This is terrific Nick.
David Marlett
1

Hey David — thanks for the kudos. As to your question. Well specifically the arc of attention is the visual anchor for a cut — but as for the Hamlet soliloquy of VR (to vr or not to vr) — I address some of this in the piece I wrote but basically it boils down to a few obvious things (as far as I’m concerned)

(a) Real life isn’t usually exciting in 360 — doesn’t matter whether I’m on the beach, driving, sitting at a restaurant. talking with friends. I mean yes you can conceive of a dinner party where at a particular moment in time there is stuff going on around me in 360 — but it’s highly highly highly unlikely.
 That’s not how socialising works — there’s usually (for any given person) a direction that they are facing that is their primary source of attention — person you are kissing/talking to, across from the table, buying something from etc etc…

No-one goes through life in awe and wonder at the world around them — unless you are in a wondrous room of light and sound or a forest full of light flares and freshly falling leaves then you spin around like Maria in the sound of music…

(b) when you sit…and people sit — A LOT — it’s not biomechanically comfortable to look behind you
 Of course you can do it “Honey — yes we DO have bottle openers — there’s one in that drawer…” but mostly you don’t do it for very long…

(c) I’m not suggesting that the stuff behind you isn’t part of the illusion — it is of course…it kinda/sorta needs to exist a bit — but it certainly doesn’t need to have stuff going on inside it…especially if there’s something interesting going on in front…it’s mostly there just because your eyes perceive stuff in peripheral vision…

I absolutely believe full 360 is not necessary for most stories — case in point my porn example — many people don’t even notice it’s 180…and more to the point they bring their arms up to “touch” the performer…even I felt my hands move for a moment — when I first tried it — despite knowing EXACTLY how the video was shot and how it was being delivered to me eyes…

All of which is a very roundabout way of answering your question “why do this kind of editing/coverage in VR?”

Think about the porn example again.
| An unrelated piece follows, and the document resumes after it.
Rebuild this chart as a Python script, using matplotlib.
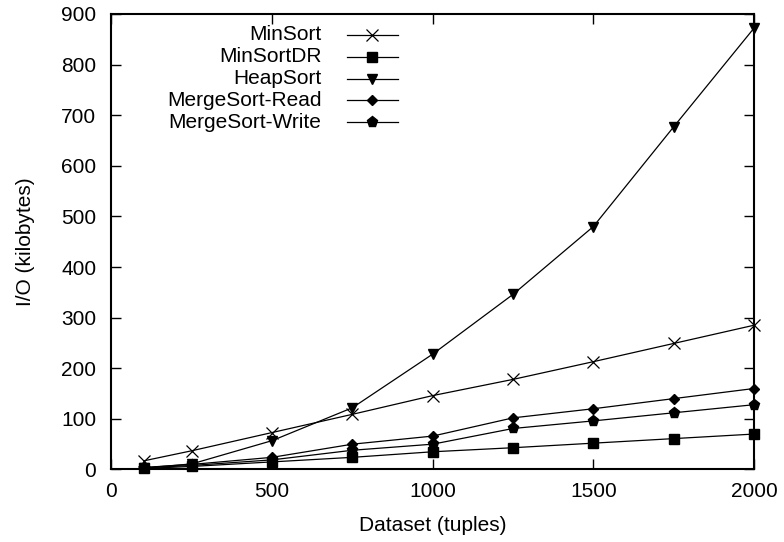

Static shot. 180 degrees only. Yet it’s a visceral punch in the face.
Your question could be “What is the point of this shot in VR — what does it add?”

And the answer is some version of empathy machine/visceral punch in the face.

In other words — the emotional connection of the viewer to the space/story can be orders of magnitude stronger.

That’s the be all and end all.

Yes porn is a cheap trick. It’s primal and it’s full POV so it works like a fantasy. But even if 10% of that strength of illusion can be put to work emotionally for other narratives — then we’ll be able to take people on an emotional rollercoaster of the kind you wouldn’t believe.

My aim ultimately is to make people feel. And VR is a very powerful tool for doing that — we’re basically building Total Recall type storytelling. That’s why VR should be used.
But it’s not only powerful when it’s a POV story.

People emote in VR because of a powerful sense of presence in the environment…sound and staging and performance and script build on TOP of that sense of presence…

On a brief technical note here — cuts are often used to compress time and show different points of view quickly…If I’m telling a POV story it’s extremely difficult to accelerate stuff (not to mention give context — e.g. multiple storylines in parallel)

Lots of things will be possible here — my primary focus was to demonstrate that you could actually do this kind of cutting — since everyone seemed to be avoiding it.